News 2008

 

"Leaders Must Think Beyond Own Interests", says Ban Ki-Moon



Business Daily (Nairobi)

OPINION

12 February 2008

Ban Ki-Moon



Over the past month, I have been deeply engaged in the evolving situation in Kenya. As I warned at the African Union Summit, ethnic clashes threaten to escalate out of control.

During my visit, I told Kenya's leaders, President Mwai Kibaki and Raila Odinga, that they bear a particular political responsibility for the future of Kenya.

I stressed to all the Kenyan leaders the need to stop the unacceptable violence and killings and to resolve their differences through dialogue and the democratic process. I also appealed to all the political leaders to think beyond their individual interests or party lines, and to look to the future of Kenya as one country.

I reiterate my support to the mediation efforts of the Panel of Eminent African Personalities led by former Secretary-General Kofi Annan. When I met him in Nairobi, we discussed in depth his roadmap for the talks.

The parties are now talking and discussing practical measures to stop the spiral of violence, to address the humanitarian crisis, and to restore fundamental human rights and liberties.

I have assigned several members of my staff to provide necessary assistance to Mr. Annan's team, and we have established a UNDP trust fund to support this.

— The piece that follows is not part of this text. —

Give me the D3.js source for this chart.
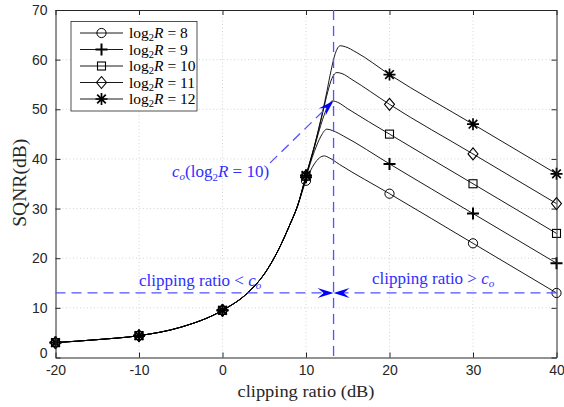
<!DOCTYPE html>
<html><head><meta charset="utf-8">
<script src="https://cdn.jsdelivr.net/npm/d3@7"></script>
<style>body{margin:0;background:#fff}</style>
</head><body>
<svg id="chart" width="564" height="407"></svg>
<script>
// Quantizer resolutions (bits)
const bitDepths = [8, 9, 10, 11, 12];
const markerNames = ["circle", "plus", "square", "diamond", "star"];

// Axis ticks
const xTicks = [-20, -10, 0, 10, 20, 30, 40];
const yTicks = [0, 10, 20, 30, 40, 50, 60, 70];

// Shared clipping-limited rise (dB)
const risingRatioDb = [-20, -15, -10, -5, 0, 3, 5, 6.7, 8, 9];
const risingSqnr    = [3.0, 3.6, 4.4, 6.1, 9.5, 13.0, 16.8, 21.7, 26.5, 30.6];

// Per-resolution tails (peak and quantization-limited decay)
const tailRatio8  = [10, 11, 11.6, 12.2, 12.8, 14, 20, 30, 40];
const tailSqnr8   = [35.6, 39.0, 40.2, 40.6, 40.2, 38.9, 33, 23, 13];
const tailRatio9  = [10, 11, 11.8, 12.5, 13.2, 14.5, 20, 30, 40];
const tailSqnr9   = [36.3, 41.5, 44.6, 46.0, 45.7, 44.6, 39, 29, 19];
const tailRatio10 = [10, 11, 12, 12.6, 13.2, 13.8, 15, 20, 30, 40];
const tailSqnr10  = [36.5, 42.3, 48.0, 50.6, 51.7, 51.4, 50.1, 45, 35, 25];
const tailRatio11 = [10, 11, 12, 12.6, 13.1, 13.7, 14.3, 15.5, 20, 30, 40];
const tailSqnr11  = [36.6, 42.5, 49.3, 53.5, 56.2, 57.4, 57.2, 56.0, 51, 41, 31];
const tailRatio12 = [10, 11, 12, 12.5, 13, 13.5, 14.1, 14.7, 16, 20, 30, 40];
const tailSqnr12  = [36.7, 42.6, 49.6, 53.6, 57.8, 61.2, 62.8, 62.6, 61.5, 57, 47, 37];

// Marker samples
const markerRatioDb = [-20, -10, 0, 10, 20, 30, 40];
const markerSqnr8  = [3.0, 4.4, 9.5, 35.6, 33, 23, 13];
const markerSqnr9  = [3.0, 4.4, 9.5, 36.3, 39, 29, 19];
const markerSqnr10 = [3.0, 4.4, 9.5, 36.5, 45, 35, 25];
const markerSqnr11 = [3.0, 4.4, 9.5, 36.6, 51, 41, 31];
const markerSqnr12 = [3.0, 4.4, 9.5, 36.7, 57, 47, 37];

// Optimal clipping ratio annotations
const coRatioDb = 13.3;
const coArrowSqnr = 13;
const coPeakSqnr = 51.7;
const coLabelStart = [5.7, 39.2];

const tails = [
  [tailRatio8, tailSqnr8], [tailRatio9, tailSqnr9], [tailRatio10, tailSqnr10],
  [tailRatio11, tailSqnr11], [tailRatio12, tailSqnr12]
];
const markerSets = [markerSqnr8, markerSqnr9, markerSqnr10, markerSqnr11, markerSqnr12];

const svg = d3.select("#chart");
const x = d3.scaleLinear().domain([-20, 40]).range([55.5, 556.5]);
const y = d3.scaleLinear().domain([0, 70]).range([357.5, 10]);
const axisColor = "#262626";
const blue = "#2f2fff";
const blueLine = "#5252ff";

// Grid
const grid = svg.append("g").attr("stroke", "#d4d4d4").attr("stroke-dasharray", "1,2.5").attr("stroke-width", 1);
xTicks.slice(1, -1).forEach(t => grid.append("line").attr("x1", x(t)).attr("x2", x(t)).attr("y1", y(0)).attr("y2", y(70)));
yTicks.slice(1, -1).forEach(t => grid.append("line").attr("x1", x(-20)).attr("x2", x(40)).attr("y1", y(t)).attr("y2", y(t)));

// Curves
const line = d3.line().x(d => x(d[0])).y(d => y(d[1])).curve(d3.curveMonotoneX);
tails.forEach(([tx, ty]) => {
  const pts = risingRatioDb.map((v, i) => [v, risingSqnr[i]]).concat(tx.map((v, i) => [v, ty[i]]));
  svg.append("path").attr("d", line(pts)).attr("fill", "none").attr("stroke", "#000").attr("stroke-width", 0.9);
});

// Markers
function drawMarker(g, kind, cx, cy) {
  const s = g.append("g").attr("transform", `translate(${cx},${cy})`).attr("fill", "none").attr("stroke", "#000");
  if (kind === "circle") s.append("circle").attr("r", 4.6).attr("stroke-width", 1);
  else if (kind === "plus") s.append("path").attr("d", "M-6,0H6M0,-6V6").attr("stroke-width", 2);
  else if (kind === "square") s.append("rect").attr("x", -4).attr("y", -4).attr("width", 8).attr("height", 8).attr("stroke-width", 1.1);
  else if (kind === "diamond") s.append("path").attr("d", "M0,-6L5,0L0,6L-5,0Z").attr("stroke-width", 1.1);
  else s.append("path").attr("d", "M0,-6V6M-6,0H6M-4.3,-4.3L4.3,4.3M-4.3,4.3L4.3,-4.3").attr("stroke-width", 1.7);
}
const mg = svg.append("g");
markerSets.forEach((vals, k) => {
  vals.forEach((v, i) => drawMarker(mg, markerNames[k], x(markerRatioDb[i]), y(v)));
});

// Axes (box with inward ticks)
const plain = d => String(d);
const axB = d3.axisBottom(x).tickValues(xTicks).tickSizeInner(-5).tickSizeOuter(0).tickPadding(8).tickFormat(plain);
const axL = d3.axisLeft(y).tickValues(yTicks).tickSizeInner(-5).tickSizeOuter(0).tickPadding(8).tickFormat(plain);
const axT = d3.axisTop(x).tickValues(xTicks).tickSizeInner(-5).tickSizeOuter(0).tickFormat("");
const axR = d3.axisRight(y).tickValues(yTicks).tickSizeInner(-5).tickSizeOuter(0).tickFormat("");
function styleAxis(g) {
  g.selectAll("path,line").attr("stroke", axisColor);
  g.selectAll("text").attr("fill", axisColor).style("font-family", "'Liberation Sans', Arial, sans-serif").style("font-size", "14px");
}
svg.append("g").attr("transform", `translate(0,${y(0)})`).call(axB).call(styleAxis);
const left = svg.append("g").attr("transform", `translate(${x(-20)},0)`).call(axL).call(styleAxis);
// lift the zero label slightly so it clears the x tick labels
left.selectAll(".tick").filter(d => d === 0).select("text").attr("y", -4);
svg.append("g").attr("transform", `translate(0,${y(70)})`).call(axT).call(styleAxis);
svg.append("g").attr("transform", `translate(${x(40)},0)`).call(axR).call(styleAxis);

// Axis titles
const serif = "'Liberation Serif', 'Times New Roman', serif";
svg.append("text").attr("x", (x(-20) + x(40)) / 2).attr("y", 397).attr("text-anchor", "middle")
  .attr("textLength", 137).attr("lengthAdjust", "spacingAndGlyphs")
  .style("font-family", serif).style("font-size", "17.5px").attr("fill", axisColor).text("clipping ratio (dB)");
svg.append("text").attr("transform", `translate(26,${(y(0) + y(70)) / 2 - 1}) rotate(-90)`).attr("text-anchor", "middle")
  .attr("textLength", 88).attr("lengthAdjust", "spacingAndGlyphs")
  .style("font-family", serif).style("font-size", "18px").attr("fill", axisColor).text("SQNR(dB)");

// Annotations: dashed reference lines and arrows
function arrow(x1, y1, x2, y2) {
  const dx = x2 - x1, dy = y2 - y1, len = Math.hypot(dx, dy);
  const ux = dx / len, uy = dy / len, nx = -uy, ny = ux;
  const L = 16, W = 5, notch = 10;
  const bx = x2 - ux * notch, by = y2 - uy * notch;
  svg.append("line").attr("x1", x1).attr("y1", y1).attr("x2", bx).attr("y2", by)
    .attr("stroke", blueLine).attr("stroke-width", 1.3).attr("stroke-dasharray", "10,6");
  const p = [[x2, y2], [x2 - ux * L + nx * W, y2 - uy * L + ny * W], [bx, by], [x2 - ux * L - nx * W, y2 - uy * L - ny * W]];
  svg.append("path").attr("d", "M" + p.map(q => q.join(",")).join("L") + "Z").attr("fill", "#0000ff").attr("stroke", "none");
}
svg.append("line").attr("x1", x(coRatioDb)).attr("x2", x(coRatioDb)).attr("y1", y(70)).attr("y2", y(0))
  .attr("stroke", blueLine).attr("stroke-width", 1.3).attr("stroke-dasharray", "10,6");
arrow(x(-20), y(coArrowSqnr), x(coRatioDb), y(coArrowSqnr));
arrow(x(40), y(coArrowSqnr), x(coRatioDb), y(coArrowSqnr));
arrow(x(coLabelStart[0]), y(coLabelStart[1]), x(coRatioDb), y(coPeakSqnr));

function coLabel(t) {
  t.append("tspan").style("font-style", "italic").text("c");
  t.append("tspan").attr("dy", 3).style("font-size", "11px").style("font-style", "italic").text("o");
  return t;
}
const tl = svg.append("text").attr("x", 139).attr("y", 286).style("font-family", serif).style("font-size", "17px").attr("fill", blue);
tl.append("tspan").text("clipping ratio < ");
coLabel(tl);
const tr = svg.append("text").attr("x", 372).attr("y", 284).style("font-family", serif).style("font-size", "17px").attr("fill", blue);
tr.append("tspan").text("clipping ratio > ");
coLabel(tr);
const tc = svg.append("text").attr("x", 172).attr("y", 177).style("font-family", serif).style("font-size", "17px").attr("fill", blue);
coLabel(tc);
tc.append("tspan").attr("dy", -3).text("(log");
tc.append("tspan").attr("dy", 4).style("font-size", "11px").text("2");
tc.append("tspan").attr("dy", -4).style("font-style", "italic").text("R");
tc.append("tspan").text(" = 10)");

// Legend
const lg = svg.append("g");
lg.append("rect").attr("x", 71).attr("y", 21.5).attr("width", 126).attr("height", 89.5)
  .attr("fill", "#fff").attr("stroke", "#262626").attr("stroke-width", 0.8);
bitDepths.forEach((b, i) => {
  const ry = 33 + i * 16.5;
  lg.append("line").attr("x1", 80).attr("x2", 123).attr("y1", ry).attr("y2", ry).attr("stroke", "#000").attr("stroke-width", 0.9);
  drawMarker(lg, markerNames[i], 101.5, ry);
  const t = lg.append("text").attr("x", 129).attr("y", ry + 5).style("font-family", serif).style("font-size", "15.5px").attr("fill", "#000");
  t.append("tspan").text("log");
  t.append("tspan").attr("dy", 3).style("font-size", "10.5px").text("2");
  t.append("tspan").attr("dy", -3).style("font-style", "italic").text("R");
  t.append("tspan").text(" = " + b);
});
</script>
</body></html>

With our partners, we have been able to meet the initial basic needs of displaced populations, totalling around 310,000 IDPs spread over 192 sites in the western and central provinces, and I [have] dispatched Mr John Holmes, Under-Secretary-General of the Office for the Co-ordination of Humanitarian Affairs, to look after these issues. Needless to say, much more needs to be done.

I urge donors to provide additional funding to address this grave emergency. Turning to the situation in Chad, I am alarmed by the deteriorating security situation in the capital, N'Djamena, and elsewhere. We can no longer guarantee the safety and security of UN staff in Chad and we have evacuated, with the help of the French Government, most of the personnel into neighbouring countries, in Cameroon and Gabon.

However, a small number of personnel from Minurcat in N'Djamena, and some other UN agencies are still remaining. We will take necessary measures in close cooperation with the French Government when it is necessary.

The UN will do its utmost to help resolve the crisis. I welcome the initiative of the African Union to have designated leaders of Libya and the Republic of Congo to mediate this issue. It has devastating consequences not only for the people of Chad and Darfurian refugees seeking shelter there, but also for Darfur itself.

Ban Ki-Moon is the UN secretary- general.